Dataset section ▸
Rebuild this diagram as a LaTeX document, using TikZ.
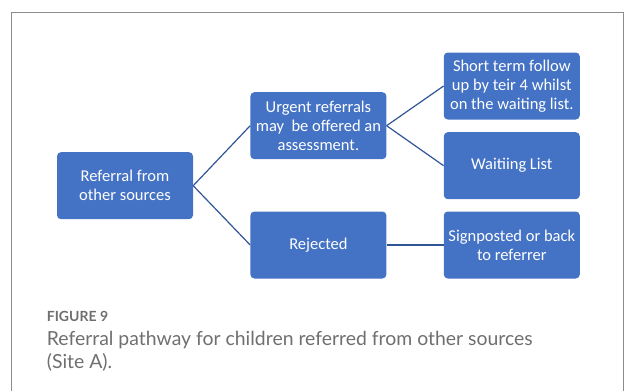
\documentclass[tikz,border=0pt]{standalone}
\usepackage{fontspec}
\setmainfont{Carlito}
\newfontfamily\captionfont{Lato}
\usetikzlibrary{positioning}
\definecolor{boxblue}{HTML}{4472C4}
\definecolor{lineblue}{HTML}{2F5597}
\definecolor{captiongray}{HTML}{6F6F6F}
\definecolor{framegray}{HTML}{8C8C8C}

\begin{document}
\begin{tikzpicture}[
    x=1pt, y=1pt,
    node distance=57pt,
    box/.style={rectangle, rounded corners=4pt, fill=boxblue, text=white,
        minimum width=136pt, minimum height=67pt, inner sep=1pt, align=center,
        font=\fontsize{16.5}{18.8}\selectfont},
    link/.style={draw=lineblue, line width=1.2pt}
]
\useasboundingbox (0,0) rectangle (625,-391);
% --- frame ---
\draw[framegray, line width=1pt] (11,-391) -- (11,-12.3) -- (623,-12.3) -- (623,-391);

% --- boxes ---
\node[box] (ref) at (125,-185.7) {Referral from\\other sources};
\node[box, right=57pt of ref, yshift=60pt] (urgent) {Urgent referrals\\may\ \ be offered an\\assessment.};
\node[box, right=57pt of ref, yshift=-59.3pt] (rejected) {Rejected};
\node[box, right=57pt of urgent, yshift=39.7pt] (short) {Short term follow\\up by teir 4 whilst\\on the waiting list.};
\node[box, right=57pt of urgent, yshift=-40pt] (waiting) {Waitiing List};
\node[box, right=57pt of rejected] (sign) {Signposted or back\\to referrer};

% --- connectors ---
\draw[link] (ref.east) -- (urgent.west);
\draw[link] (ref.east) -- (rejected.west);
\draw[link] (urgent.east) -- (short.west);
\draw[link] (urgent.east) -- (waiting.west);
\draw[link] (rejected.east) -- (sign.west);

% --- caption ---
\node[anchor=base west, inner sep=0pt, text=captiongray,
    font=\captionfont\bfseries\fontsize{14}{16}\selectfont] (figlabel) at (46.7,-321) {FIGURE 9};
\node[inner sep=0pt, text=captiongray, align=left,
    font=\captionfont\fontsize{19.4}{23.5}\selectfont, below=10pt of figlabel.base west, anchor=north west] (caption)
    {Referral pathway for children referred from other sources\\(Site A).};
\end{tikzpicture}
\end{document}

Given problem ▸ Give again exactly the lines running from the beginning of the material above through the line that contains "(623,-12.3) -- (623,-391);", and leave out every picture.

Result of the task ▸
Rebuild this diagram as a LaTeX document, using TikZ.
\documentclass[tikz,border=0pt]{standalone}
\usepackage{fontspec}
\setmainfont{Carlito}
\newfontfamily\captionfont{Lato}
\usetikzlibrary{positioning}
\definecolor{boxblue}{HTML}{4472C4}
\definecolor{lineblue}{HTML}{2F5597}
\definecolor{captiongray}{HTML}{6F6F6F}
\definecolor{framegray}{HTML}{8C8C8C}

\begin{document}
\begin{tikzpicture}[
    x=1pt, y=1pt,
    node distance=57pt,
    box/.style={rectangle, rounded corners=4pt, fill=boxblue, text=white,
        minimum width=136pt, minimum height=67pt, inner sep=1pt, align=center,
        font=\fontsize{16.5}{18.8}\selectfont},
    link/.style={draw=lineblue, line width=1.2pt}
]
\useasboundingbox (0,0) rectangle (625,-391);
% --- frame ---
\draw[framegray, line width=1pt] (11,-391) -- (11,-12.3) -- (623,-12.3) -- (623,-391);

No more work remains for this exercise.